Step-by-Step Solution:
Let the principal be P. Scheme M: r = 20 percent, time = 2 years. CI from M = P * [(1 + 20/100)^2 - 1] (1 + 20/100) = 1.20, so (1.20)^2 = 1.44 Therefore CI from M = P * (1.44 - 1) = P * 0.44 Scheme N: rate = k percent, time = 2 years, simple interest. SI from N = P * k * 2 / 100 = 0.02 * k * P Given: CI from M = 2 * SI from N So P * 0.44 = 2 * (0.02 * k * P) 0.44 = 0.04 * k k = 0.44 / 0.04 = 11


Verification / Alternative check:
To verify, pick a convenient value, for example P = Rs. 100. For scheme M, CI for 2 years at 20 percent is 44 rupees, since 100 grows to 144. For scheme N with k = 11 percent per annum simple interest, the interest in 2 years is: SI = 100 * 11 * 2 / 100 = 22 Twice of 22 is 44, which exactly matches the CI from scheme M. This confirms that k = 11 percent is correct.


Why Other Options Are Wrong:
A rate of 7 percent or 9 percent would produce significantly lower simple interest and would not give a compound interest that is exactly double. Thirteen percent or fifteen percent would lead to higher simple interest, and twice that value would exceed the compound interest earned at 20 percent for 2 years.
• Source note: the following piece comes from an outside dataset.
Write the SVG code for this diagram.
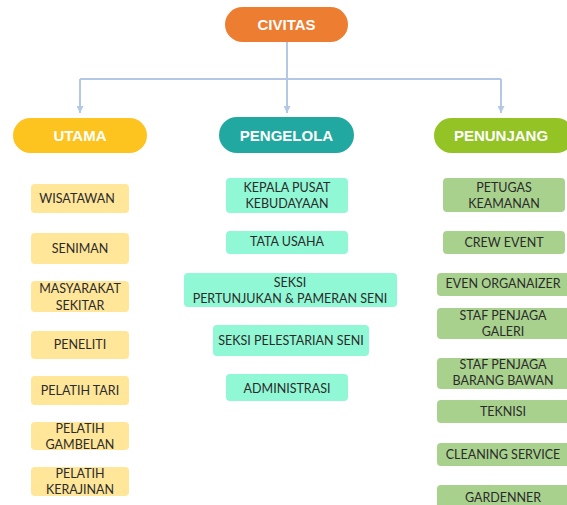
<svg xmlns="http://www.w3.org/2000/svg" width="567" height="505" viewBox="0 0 567 505">
<style>
.pill text{font-family:"Liberation Sans",Arial,sans-serif;font-weight:bold;font-size:15px;fill:#fff;text-anchor:middle}
.box text{font-family:Lato,"Open Sans",sans-serif;font-size:12.5px;fill:#2b2b2b;text-anchor:middle}
.u rect{fill:#FFE699}
.p rect{fill:#91F8D5}
.n rect{fill:#A9D18E}
.conn path{fill:none;stroke:#B4C7E7;stroke-width:2}
</style>
<defs>
<marker id="ah" viewBox="0 0 8 8" refX="8" refY="4" markerWidth="3.5" markerHeight="3.5" markerUnits="strokeWidth" orient="auto">
<path d="M0,0 L8,4 L0,8 Z" fill="#B4C7E7"/>
</marker>
</defs>
<rect width="567" height="505" fill="#fff"/>
<g id="connectors" class="conn">
<path d="M287,42 V79"/>
<path d="M80,79 H501"/>
<path d="M80,79 V113" marker-end="url(#ah)"/>
<path d="M287,79 V113" marker-end="url(#ah)"/>
<path d="M501,79 V113" marker-end="url(#ah)"/>
</g>
<g id="civitas" class="pill"><rect x="225" y="7" width="123" height="35" rx="17.5" fill="#ED7D31"/><text x="286.5" y="30">CIVITAS</text></g>
<g id="utama" class="pill"><rect x="13" y="118" width="134" height="35" rx="17.5" fill="#FDC31F"/><text x="80" y="141">UTAMA</text></g>
<g id="pengelola" class="pill"><rect x="219" y="117" width="135" height="36" rx="18" fill="#21A8A0"/><text x="286.5" y="141">PENGELOLA</text></g>
<g id="penunjang" class="pill"><rect x="434" y="118" width="140" height="35" rx="17.5" fill="#93C325"/><text x="501" y="141">PENUNJANG</text></g>

<g id="u1" class="box u"><rect x="31" y="184" width="98" height="29" rx="4"/><text x="77" y="203">WISATAWAN</text></g>
<g id="u2" class="box u"><rect x="31" y="233" width="98" height="31" rx="4"/><text x="80" y="253">SENIMAN</text></g>
<g id="u3" class="box u"><rect x="31" y="281" width="98" height="31" rx="4"/><text x="80" y="293">MASYARAKAT</text><text x="80" y="309.5">SEKITAR</text></g>
<g id="u4" class="box u"><rect x="31" y="331" width="98" height="28" rx="4"/><text x="80" y="349">PENELITI</text></g>
<g id="u5" class="box u"><rect x="31" y="376" width="98" height="29" rx="4"/><text x="80" y="395">PELATIH TARI</text></g>
<g id="u6" class="box u"><rect x="31" y="422" width="98" height="28" rx="4"/><text x="80" y="433">PELATIH</text><text x="80" y="449">GAMBELAN</text></g>
<g id="u7" class="box u"><rect x="31" y="467" width="98" height="29" rx="4"/><text x="80" y="478">PELATIH</text><text x="80" y="494">KERAJINAN</text></g>

<g id="p1" class="box p"><rect x="226" y="178" width="122" height="35" rx="4"/><text x="287" y="192">KEPALA PUSAT</text><text x="287" y="208">KEBUDAYAAN</text></g>
<g id="p2" class="box p"><rect x="226" y="231" width="122" height="23" rx="4"/><text x="287" y="246">TATA USAHA</text></g>
<g id="p3" class="box p"><rect x="184" y="273" width="213" height="34" rx="4"/><text x="290" y="287">SEKSI</text><text x="290" y="303">PERTUNJUKAN &amp; PAMERAN SENI</text></g>
<g id="p4" class="box p"><rect x="213" y="325" width="156" height="31" rx="4"/><text x="291" y="345">SEKSI PELESTARIAN SENI</text></g>
<g id="p5" class="box p"><rect x="226" y="374" width="122" height="27" rx="4"/><text x="287" y="393">ADMINISTRASI</text></g>

<g id="n1" class="box n"><rect x="443" y="178" width="122" height="34" rx="4"/><text x="504" y="192">PETUGAS</text><text x="504" y="208">KEAMANAN</text></g>
<g id="n2" class="box n"><rect x="443" y="231" width="122" height="23" rx="4"/><text x="504" y="247">CREW EVENT</text></g>
<g id="n3" class="box n"><rect x="437" y="273" width="134" height="23" rx="4"/><text x="503" y="288">EVEN ORGANAIZER</text></g>
<g id="n4" class="box n"><rect x="437" y="308" width="134" height="31" rx="4"/><text x="503" y="320">STAF PENJAGA</text><text x="503" y="336">GALERI</text></g>
<g id="n5" class="box n"><rect x="437" y="358" width="134" height="31" rx="4"/><text x="503" y="369">STAF PENJAGA</text><text x="503" y="385">BARANG BAWAN</text></g>
<g id="n6" class="box n"><rect x="437" y="400" width="134" height="23" rx="4"/><text x="503" y="416">TEKNISI</text></g>
<g id="n7" class="box n"><rect x="437" y="443" width="134" height="23" rx="4"/><text x="503" y="459">CLEANING SERVICE</text></g>
<g id="n8" class="box n"><rect x="437" y="485" width="134" height="30" rx="4"/><text x="503" y="502">GARDENNER</text></g>
</svg>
Only 11 percent fits the condition that compound interest at 20 percent for 2 years is exactly twice the simple interest at k percent for 2 years on the same principal.


Common Pitfalls:
One common error is to confuse the formulas for simple and compound interest and treat both as if they grow linearly. Another mistake is to forget that the compounding period is annual and misuse a more complex formula. Students also sometimes cancel the principal incorrectly or make algebraic mistakes when solving for k. Carefully writing down the formulas and simplifying step by step helps avoid these issues.


Final Answer:
The required simple interest rate k for scheme N is 11 percent per annum.